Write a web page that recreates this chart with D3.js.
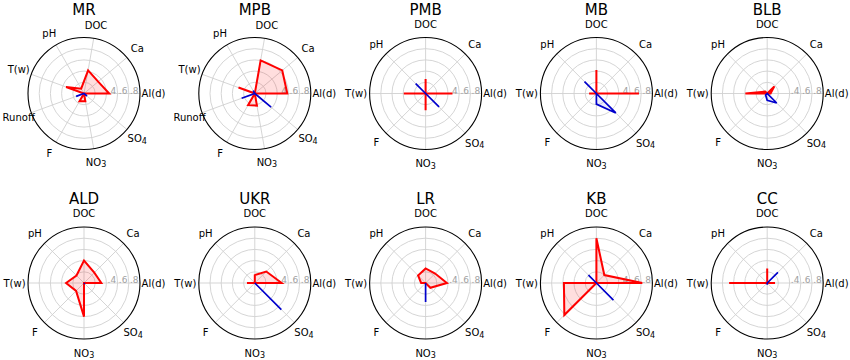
<!DOCTYPE html>
<html><head><meta charset="utf-8">
<script src="https://cdn.jsdelivr.net/npm/d3@7"></script>
<style>body{margin:0;background:#fff}svg{display:block}</style>
</head><body><svg id="c" width="850" height="360"></svg>
<script>
// ---------------- data ----------------
const sites = ["MR","MPB","PMB","MB","BLB","ALD","UKR","LR","KB","CC"];
const axes9 = ["Al(d)","Ca","DOC","pH","T(w)","Runoff","F","NO3","SO4"];
const axes8 = ["Al(d)","Ca","DOC","pH","T(w)","F","NO3","SO4"];
const ringTicks = [0.2, 0.4, 0.6, 0.8];
const ringLabelTicks = [0.4, 0.6, 0.8];
const ringLabels = [".4", ".6", ".8"];

// positive (red) and negative (blue) magnitudes, in axis order
const posMR  = [0.45, 0.33, 0.42, 0.10, 0.34, 0.00, 0.16, 0.14, 0.00];
const negMR  = [0.00, 0.00, 0.00, 0.00, 0.00, 0.15, 0.00, 0.00, 0.07];
const posMPB = [0.58, 0.64, 0.60, 0.00, 0.31, 0.00, 0.24, 0.22, 0.00];
const negMPB = [0.00, 0.00, 0.00, 0.06, 0.00, 0.25, 0.00, 0.00, 0.38];
const posPMB = [0.48, 0.00, 0.26, 0.00, 0.39, 0.00, 0.30, 0.00];
const negPMB = [0.00, 0.00, 0.00, 0.25, 0.00, 0.00, 0.00, 0.34];
const posMB  = [0.76, 0.00, 0.42, 0.00, 0.13, 0.00, 0.00, 0.00];
const negMB  = [0.00, 0.00, 0.00, 0.30, 0.00, 0.00, 0.19, 0.49];
const posBLB = [0.06, 0.18, 0.00, 0.05, 0.39, 0.00, 0.00, 0.00];
const negBLB = [0.00, 0.00, 0.00, 0.00, 0.00, 0.04, 0.12, 0.24];
const posALD = [0.31, 0.26, 0.40, 0.19, 0.32, 0.20, 0.60, 0.00];
const negALD = [0.00, 0.00, 0.00, 0.00, 0.00, 0.00, 0.00, 0.02];
const posUKR = [0.48, 0.29, 0.14, 0.00, 0.14, 0.00, 0.00, 0.00];
const negUKR = [0.00, 0.00, 0.00, 0.00, 0.00, 0.00, 0.00, 0.67];
const posLR  = [0.38, 0.24, 0.26, 0.19, 0.08, 0.00, 0.00, 0.12];
const negLR  = [0.00, 0.00, 0.00, 0.00, 0.00, 0.00, 0.34, 0.00];
const posKB  = [0.82, 0.20, 0.80, 0.00, 0.58, 0.81, 0.00, 0.00];
const negKB  = [0.00, 0.00, 0.00, 0.20, 0.00, 0.00, 0.00, 0.43];
const posCC  = [0.14, 0.00, 0.26, 0.00, 0.68, 0.00, 0.00, 0.00];
const negCC  = [0.00, 0.27, 0.00, 0.00, 0.00, 0.00, 0.03, 0.00];

const positive = [posMR, posMPB, posPMB, posMB, posBLB, posALD, posUKR, posLR, posKB, posCC];
const negative = [negMR, negMPB, negPMB, negMB, negBLB, negALD, negUKR, negLR, negKB, negCC];
const siteAxes = [axes9, axes9, axes8, axes8, axes8, axes8, axes8, axes8, axes8, axes8];

// ---------------- layout ----------------
const svg = d3.select("#c");
const R = 56, labelR = 69.5;
const FONT = "DejaVu Sans, sans-serif";
const colX = d3.scaleLinear().domain([0, 4]).range([84, 767.2]);
const rowY = [93.5, 283];
const titleY = [14.5, 203.5];
const r = d3.scaleLinear().domain([0, 1]).range([0, R]);

sites.forEach((site, k) => {
  const col = k % 5, row = Math.floor(k / 5);
  const cx = colX(col), cy = rowY[row];
  const axes = siteAxes[k];
  const n = axes.length;
  const theta = d3.scaleLinear().domain([0, n]).range([0, 2 * Math.PI]); // math angle, ccw from east
  const g = svg.append("g").attr("transform", `translate(${cx},${cy})`);

  // grid rings
  g.selectAll("circle.ring").data(ringTicks).join("circle")
    .attr("r", d => r(d)).attr("fill", "none")
    .attr("stroke", "#d0d0d0").attr("stroke-width", 0.9);
  // spokes
  g.selectAll("line.spoke").data(axes).join("line")
    .attr("x1", 0).attr("y1", 0)
    .attr("x2", (d, i) => r(1) * Math.cos(theta(i)))
    .attr("y2", (d, i) => -r(1) * Math.sin(theta(i)))
    .attr("stroke", "#d0d0d0").attr("stroke-width", 0.9);
  // ring labels
  g.selectAll("text.rl").data(ringLabelTicks).join("text")
    .attr("x", d => r(d) + 1.2).attr("y", 0.3)
    .attr("font-family", FONT).attr("font-size", 9).attr("fill", "#a0a0a0")
    .text((d, i) => ringLabels[i]);

  // data polygons
  const line = d3.lineRadial()
    .angle((d, i) => Math.PI / 2 - theta(i))
    .radius(d => r(d))
    .curve(d3.curveLinearClosed);
  g.append("path").attr("d", line(positive[k]))
    .attr("fill", "rgba(255,0,0,0.13)").attr("stroke", "#ff0000")
    .attr("stroke-width", 2).attr("stroke-linejoin", "miter");
  g.append("path").attr("d", line(negative[k]))
    .attr("fill", "rgba(0,0,255,0.08)").attr("stroke", "#0000cc")
    .attr("stroke-width", 1.7).attr("stroke-linejoin", "miter");

  // outer frame
  g.append("circle").attr("r", r(1)).attr("fill", "none")
    .attr("stroke", "#000").attr("stroke-width", 1.1);

  // axis labels
  axes.forEach((a, i) => {
    const t = g.append("text")
      .attr("x", labelR * Math.cos(theta(i)))
      .attr("y", -labelR * Math.sin(theta(i)))
      .attr("text-anchor", "middle").attr("dominant-baseline", "central")
      .attr("font-family", FONT).attr("font-size", 10).attr("fill", "#000");
    const m = a.match(/^([A-Z]+)(\d)$/);
    if (m) {
      t.append("tspan").text(m[1]);
      t.append("tspan").attr("dy", 2.5).attr("font-size", 8).text(m[2]);
    } else {
      t.text(a);
    }
  });

  // title
  svg.append("text").attr("x", cx).attr("y", titleY[row])
    .attr("text-anchor", "middle").attr("font-family", FONT)
    .attr("font-size", 15).attr("fill", "#000").text(site);
});
</script>
</body></html>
-------
> Description of the task:
From the material above, copy everything exactly but the pictures.

> The result:
Write a web page that recreates this chart with D3.js.
<!DOCTYPE html>
<html><head><meta charset="utf-8">
<script src="https://cdn.jsdelivr.net/npm/d3@7"></script>
<style>body{margin:0;background:#fff}svg{display:block}</style>
</head><body><svg id="c" width="850" height="360"></svg>
<script>
// ---------------- data ----------------
const sites = ["MR","MPB","PMB","MB","BLB","ALD","UKR","LR","KB","CC"];
const axes9 = ["Al(d)","Ca","DOC","pH","T(w)","Runoff","F","NO3","SO4"];
const axes8 = ["Al(d)","Ca","DOC","pH","T(w)","F","NO3","SO4"];
const ringTicks = [0.2, 0.4, 0.6, 0.8];
const ringLabelTicks = [0.4, 0.6, 0.8];
const ringLabels = [".4", ".6", ".8"];

// positive (red) and negative (blue) magnitudes, in axis order
const posMR  = [0.45, 0.33, 0.42, 0.10, 0.34, 0.00, 0.16, 0.14, 0.00];
const negMR  = [0.00, 0.00, 0.00, 0.00, 0.00, 0.15, 0.00, 0.00, 0.07];
const posMPB = [0.58, 0.64, 0.60, 0.00, 0.31, 0.00, 0.24, 0.22, 0.00];
const negMPB = [0.00, 0.00, 0.00, 0.06, 0.00, 0.25, 0.00, 0.00, 0.38];
const posPMB = [0.48, 0.00, 0.26, 0.00, 0.39, 0.00, 0.30, 0.00];
const negPMB = [0.00, 0.00, 0.00, 0.25, 0.00, 0.00, 0.00, 0.34];
const posMB  = [0.76, 0.00, 0.42, 0.00, 0.13, 0.00, 0.00, 0.00];
const negMB  = [0.00, 0.00, 0.00, 0.30, 0.00, 0.00, 0.19, 0.49];
const posBLB = [0.06, 0.18, 0.00, 0.05, 0.39, 0.00, 0.00, 0.00];
const negBLB = [0.00, 0.00, 0.00, 0.00, 0.00, 0.04, 0.12, 0.24];
const posALD = [0.31, 0.26, 0.40, 0.19, 0.32, 0.20, 0.60, 0.00];
const negALD = [0.00, 0.00, 0.00, 0.00, 0.00, 0.00, 0.00, 0.02];
const posUKR = [0.48, 0.29, 0.14, 0.00, 0.14, 0.00, 0.00, 0.00];
const negUKR = [0.00, 0.00, 0.00, 0.00, 0.00, 0.00, 0.00, 0.67];
const posLR  = [0.38, 0.24, 0.26, 0.19, 0.08, 0.00, 0.00, 0.12];
const negLR  = [0.00, 0.00, 0.00, 0.00, 0.00, 0.00, 0.34, 0.00];
const posKB  = [0.82, 0.20, 0.80, 0.00, 0.58, 0.81, 0.00, 0.00];
const negKB  = [0.00, 0.00, 0.00, 0.20, 0.00, 0.00, 0.00, 0.43];
const posCC  = [0.14, 0.00, 0.26, 0.00, 0.68, 0.00, 0.00, 0.00];
const negCC  = [0.00, 0.27, 0.00, 0.00, 0.00, 0.00, 0.03, 0.00];

const positive = [posMR, posMPB, posPMB, posMB, posBLB, posALD, posUKR, posLR, posKB, posCC];
const negative = [negMR, negMPB, negPMB, negMB, negBLB, negALD, negUKR, negLR, negKB, negCC];
const siteAxes = [axes9, axes9, axes8, axes8, axes8, axes8, axes8, axes8, axes8, axes8];

// ---------------- layout ----------------
const svg = d3.select("#c");
const R = 56, labelR = 69.5;
const FONT = "DejaVu Sans, sans-serif";
const colX = d3.scaleLinear().domain([0, 4]).range([84, 767.2]);
const rowY = [93.5, 283];
const titleY = [14.5, 203.5];
const r = d3.scaleLinear().domain([0, 1]).range([0, R]);

sites.forEach((site, k) => {
  const col = k % 5, row = Math.floor(k / 5);
  const cx = colX(col), cy = rowY[row];
  const axes = siteAxes[k];
  const n = axes.length;
  const theta = d3.scaleLinear().domain([0, n]).range([0, 2 * Math.PI]); // math angle, ccw from east
  const g = svg.append("g").attr("transform", `translate(${cx},${cy})`);

  // grid rings
  g.selectAll("circle.ring").data(ringTicks).join("circle")
    .attr("r", d => r(d)).attr("fill", "none")
    .attr("stroke", "#d0d0d0").attr("stroke-width", 0.9);
  // spokes
  g.selectAll("line.spoke").data(axes).join("line")
    .attr("x1", 0).attr("y1", 0)
    .attr("x2", (d, i) => r(1) * Math.cos(theta(i)))
    .attr("y2", (d, i) => -r(1) * Math.sin(theta(i)))
    .attr("stroke", "#d0d0d0").attr("stroke-width", 0.9);
  // ring labels
  g.selectAll("text.rl").data(ringLabelTicks).join("text")
    .attr("x", d => r(d) + 1.2).attr("y", 0.3)
    .attr("font-family", FONT).attr("font-size", 9).attr("fill", "#a0a0a0")
    .text((d, i) => ringLabels[i]);

  // data polygons
  const line = d3.lineRadial()
    .angle((d, i) => Math.PI / 2 - theta(i))
    .radius(d => r(d))
    .curve(d3.curveLinearClosed);
  g.append("path").attr("d", line(positive[k]))
    .attr("fill", "rgba(255,0,0,0.13)").attr("stroke", "#ff0000")
    .attr("stroke-width", 2).attr("stroke-linejoin", "miter");
  g.append("path").attr("d", line(negative[k]))
    .attr("fill", "rgba(0,0,255,0.08)").attr("stroke", "#0000cc")
    .attr("stroke-width", 1.7).attr("stroke-linejoin", "miter");

  // outer frame
  g.append("circle").attr("r", r(1)).attr("fill", "none")
    .attr("stroke", "#000").attr("stroke-width", 1.1);

  // axis labels
  axes.forEach((a, i) => {
    const t = g.append("text")
      .attr("x", labelR * Math.cos(theta(i)))
      .attr("y", -labelR * Math.sin(theta(i)))
      .attr("text-anchor", "middle").attr("dominant-baseline", "central")
      .attr("font-family", FONT).attr("font-size", 10).attr("fill", "#000");
    const m = a.match(/^([A-Z]+)(\d)$/);
    if (m) {
      t.append("tspan").text(m[1]);
      t.append("tspan").attr("dy", 2.5).attr("font-size", 8).text(m[2]);
    } else {
      t.text(a);
    }
  });

  // title
  svg.append("text").attr("x", cx).attr("y", titleY[row])
    .attr("text-anchor", "middle").attr("font-family", FONT)
    .attr("font-size", 15).attr("fill", "#000").text(site);
});
</script>
</body></html>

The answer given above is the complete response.